======== DATASET RECORDS ========
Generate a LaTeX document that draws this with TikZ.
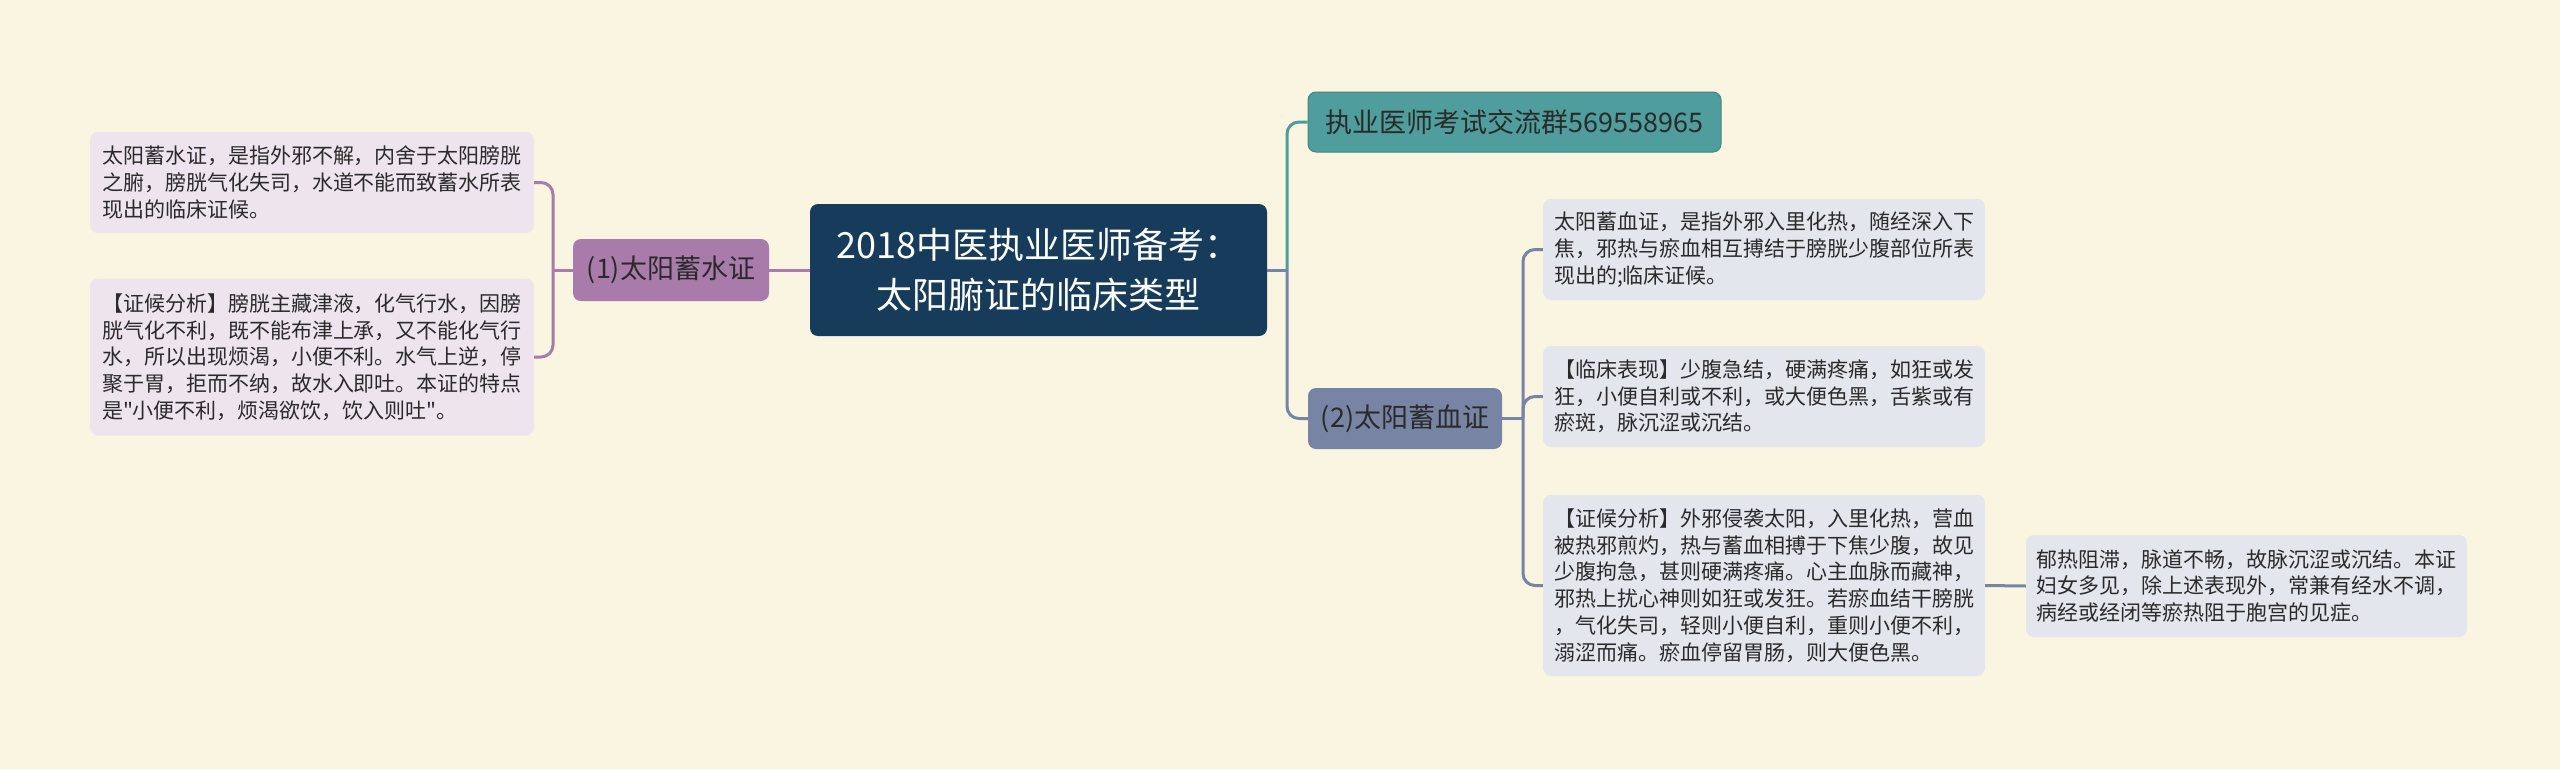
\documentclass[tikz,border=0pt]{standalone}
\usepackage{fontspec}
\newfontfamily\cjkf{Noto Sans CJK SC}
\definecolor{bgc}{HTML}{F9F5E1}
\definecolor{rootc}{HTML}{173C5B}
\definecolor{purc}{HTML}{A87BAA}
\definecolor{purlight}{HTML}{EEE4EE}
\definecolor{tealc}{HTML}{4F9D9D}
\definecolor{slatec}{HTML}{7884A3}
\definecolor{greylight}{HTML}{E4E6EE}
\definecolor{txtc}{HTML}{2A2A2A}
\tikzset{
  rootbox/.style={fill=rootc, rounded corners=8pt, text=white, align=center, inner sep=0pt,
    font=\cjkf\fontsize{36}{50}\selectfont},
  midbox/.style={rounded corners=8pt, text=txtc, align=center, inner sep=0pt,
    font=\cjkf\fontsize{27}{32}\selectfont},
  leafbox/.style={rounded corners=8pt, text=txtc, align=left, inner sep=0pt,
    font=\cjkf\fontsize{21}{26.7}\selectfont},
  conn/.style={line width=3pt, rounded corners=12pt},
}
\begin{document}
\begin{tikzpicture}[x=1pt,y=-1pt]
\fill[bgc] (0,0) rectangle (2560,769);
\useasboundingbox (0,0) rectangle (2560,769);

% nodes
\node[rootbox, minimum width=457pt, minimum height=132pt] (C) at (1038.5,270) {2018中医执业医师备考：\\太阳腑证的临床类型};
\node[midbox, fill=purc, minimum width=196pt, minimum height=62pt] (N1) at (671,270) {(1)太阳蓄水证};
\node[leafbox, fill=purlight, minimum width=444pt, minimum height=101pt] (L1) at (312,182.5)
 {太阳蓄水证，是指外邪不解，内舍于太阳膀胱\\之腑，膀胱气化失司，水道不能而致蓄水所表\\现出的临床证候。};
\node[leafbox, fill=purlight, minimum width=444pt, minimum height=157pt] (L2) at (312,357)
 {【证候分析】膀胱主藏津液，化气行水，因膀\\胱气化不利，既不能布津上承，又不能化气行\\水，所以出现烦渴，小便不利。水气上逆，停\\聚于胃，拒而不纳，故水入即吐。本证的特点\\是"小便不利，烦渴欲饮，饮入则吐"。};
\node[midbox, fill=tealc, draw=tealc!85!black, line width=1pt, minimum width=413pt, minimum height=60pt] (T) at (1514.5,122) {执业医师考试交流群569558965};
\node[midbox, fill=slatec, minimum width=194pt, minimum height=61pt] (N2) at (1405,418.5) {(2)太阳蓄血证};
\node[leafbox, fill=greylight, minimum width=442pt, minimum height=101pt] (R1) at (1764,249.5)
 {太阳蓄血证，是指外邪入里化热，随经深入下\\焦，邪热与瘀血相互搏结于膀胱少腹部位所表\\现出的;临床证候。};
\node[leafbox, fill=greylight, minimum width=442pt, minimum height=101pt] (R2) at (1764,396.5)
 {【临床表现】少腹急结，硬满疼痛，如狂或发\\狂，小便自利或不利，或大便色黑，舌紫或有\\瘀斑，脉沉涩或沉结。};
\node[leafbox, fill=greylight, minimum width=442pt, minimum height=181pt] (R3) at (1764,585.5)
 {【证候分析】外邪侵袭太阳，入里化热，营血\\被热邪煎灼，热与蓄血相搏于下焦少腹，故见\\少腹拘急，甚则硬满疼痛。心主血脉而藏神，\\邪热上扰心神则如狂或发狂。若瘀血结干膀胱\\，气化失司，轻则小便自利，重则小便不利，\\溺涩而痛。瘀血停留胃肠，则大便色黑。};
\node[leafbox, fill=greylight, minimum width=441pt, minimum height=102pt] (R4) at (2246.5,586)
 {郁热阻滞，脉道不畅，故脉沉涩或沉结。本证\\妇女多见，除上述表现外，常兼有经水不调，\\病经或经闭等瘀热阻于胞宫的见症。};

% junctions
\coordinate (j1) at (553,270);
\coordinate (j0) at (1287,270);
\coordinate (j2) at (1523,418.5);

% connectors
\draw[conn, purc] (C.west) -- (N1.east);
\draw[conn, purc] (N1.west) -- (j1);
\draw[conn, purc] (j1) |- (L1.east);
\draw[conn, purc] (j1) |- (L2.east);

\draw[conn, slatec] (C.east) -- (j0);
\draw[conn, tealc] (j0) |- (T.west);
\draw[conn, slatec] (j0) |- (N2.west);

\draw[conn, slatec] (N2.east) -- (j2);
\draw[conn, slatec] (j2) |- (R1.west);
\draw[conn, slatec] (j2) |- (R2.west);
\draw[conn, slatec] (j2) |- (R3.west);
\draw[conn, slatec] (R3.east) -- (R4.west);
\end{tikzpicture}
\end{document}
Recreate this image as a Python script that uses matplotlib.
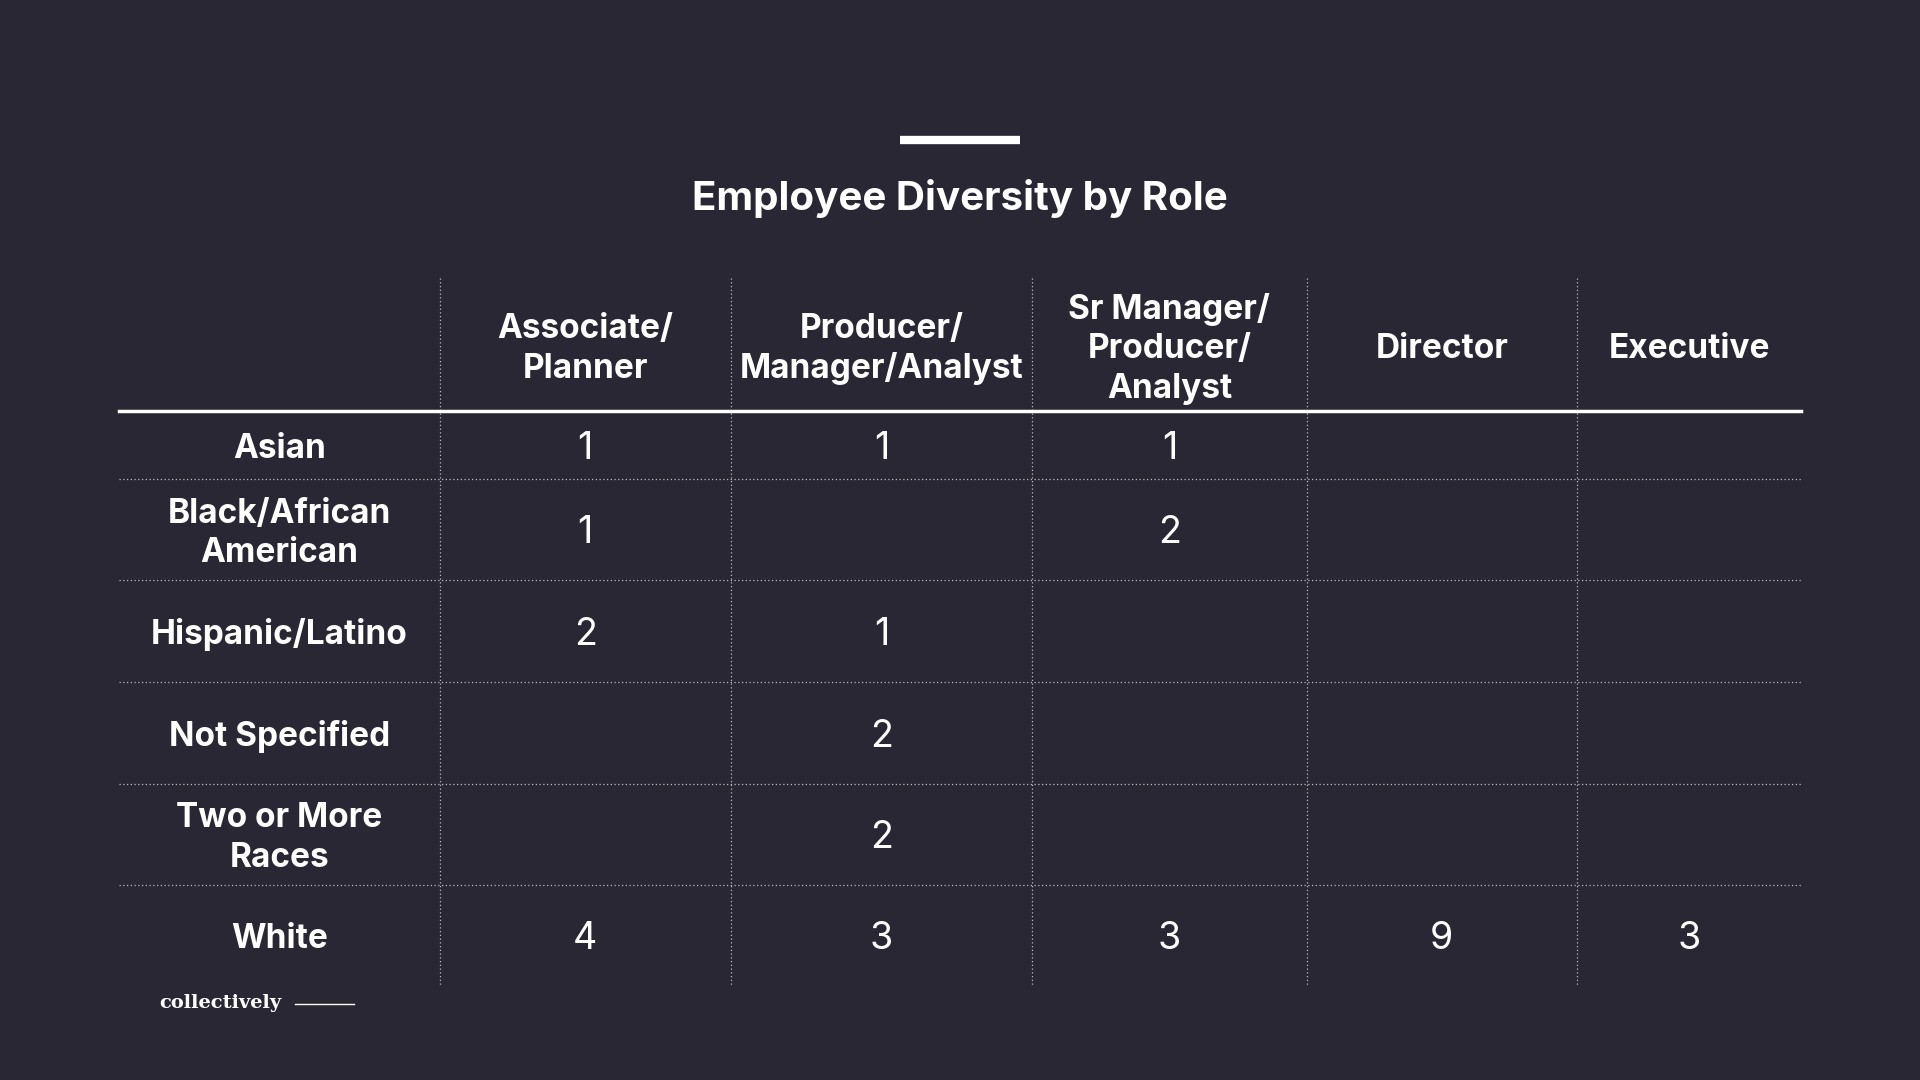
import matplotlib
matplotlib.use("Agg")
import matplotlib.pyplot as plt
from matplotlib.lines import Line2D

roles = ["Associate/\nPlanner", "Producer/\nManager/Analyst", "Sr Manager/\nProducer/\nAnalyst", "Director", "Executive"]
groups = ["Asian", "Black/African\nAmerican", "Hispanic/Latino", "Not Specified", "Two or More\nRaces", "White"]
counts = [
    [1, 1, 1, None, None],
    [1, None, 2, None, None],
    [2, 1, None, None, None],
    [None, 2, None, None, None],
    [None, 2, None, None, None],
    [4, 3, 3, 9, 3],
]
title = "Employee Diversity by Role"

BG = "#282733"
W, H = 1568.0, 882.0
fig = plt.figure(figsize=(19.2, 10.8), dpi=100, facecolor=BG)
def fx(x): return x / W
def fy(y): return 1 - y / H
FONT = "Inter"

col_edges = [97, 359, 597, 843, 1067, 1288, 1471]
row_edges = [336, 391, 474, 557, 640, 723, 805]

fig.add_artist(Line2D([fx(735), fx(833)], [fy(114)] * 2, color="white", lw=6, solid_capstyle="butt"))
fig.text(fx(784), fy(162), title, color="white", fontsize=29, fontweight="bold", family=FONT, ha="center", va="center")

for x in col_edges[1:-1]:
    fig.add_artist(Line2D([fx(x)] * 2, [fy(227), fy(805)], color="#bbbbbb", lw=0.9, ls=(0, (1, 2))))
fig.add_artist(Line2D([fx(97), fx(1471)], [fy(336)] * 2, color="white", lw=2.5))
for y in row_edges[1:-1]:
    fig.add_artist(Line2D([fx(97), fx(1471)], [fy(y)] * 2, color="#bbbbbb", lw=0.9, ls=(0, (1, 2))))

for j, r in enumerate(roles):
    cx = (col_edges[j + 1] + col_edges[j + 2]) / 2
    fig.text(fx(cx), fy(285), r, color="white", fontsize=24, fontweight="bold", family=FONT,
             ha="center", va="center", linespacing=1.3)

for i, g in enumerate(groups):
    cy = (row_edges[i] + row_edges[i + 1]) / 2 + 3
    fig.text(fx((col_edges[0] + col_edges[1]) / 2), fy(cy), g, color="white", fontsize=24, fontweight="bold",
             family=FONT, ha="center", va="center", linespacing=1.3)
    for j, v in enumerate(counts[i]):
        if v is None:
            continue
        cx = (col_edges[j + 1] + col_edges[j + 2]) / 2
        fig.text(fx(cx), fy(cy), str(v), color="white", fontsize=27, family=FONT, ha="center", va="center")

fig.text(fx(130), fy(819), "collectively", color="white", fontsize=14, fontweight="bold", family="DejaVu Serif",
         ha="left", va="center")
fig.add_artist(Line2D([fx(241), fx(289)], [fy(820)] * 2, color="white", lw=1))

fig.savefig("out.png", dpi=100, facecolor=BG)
========
• WHAT IS REQUIRED
Take the material above and output only the lines from the one that contains "Recreate this image" through the one that contains "row_edges = [336, 391, 474, 557, 640, 723, 805]", ends included and images left out.

• CORRECT ANSWER
Recreate this image as a Python script that uses matplotlib.
import matplotlib
matplotlib.use("Agg")
import matplotlib.pyplot as plt
from matplotlib.lines import Line2D

roles = ["Associate/\nPlanner", "Producer/\nManager/Analyst", "Sr Manager/\nProducer/\nAnalyst", "Director", "Executive"]
groups = ["Asian", "Black/African\nAmerican", "Hispanic/Latino", "Not Specified", "Two or More\nRaces", "White"]
counts = [
    [1, 1, 1, None, None],
    [1, None, 2, None, None],
    [2, 1, None, None, None],
    [None, 2, None, None, None],
    [None, 2, None, None, None],
    [4, 3, 3, 9, 3],
]
title = "Employee Diversity by Role"

BG = "#282733"
W, H = 1568.0, 882.0
fig = plt.figure(figsize=(19.2, 10.8), dpi=100, facecolor=BG)
def fx(x): return x / W
def fy(y): return 1 - y / H
FONT = "Inter"

col_edges = [97, 359, 597, 843, 1067, 1288, 1471]
row_edges = [336, 391, 474, 557, 640, 723, 805]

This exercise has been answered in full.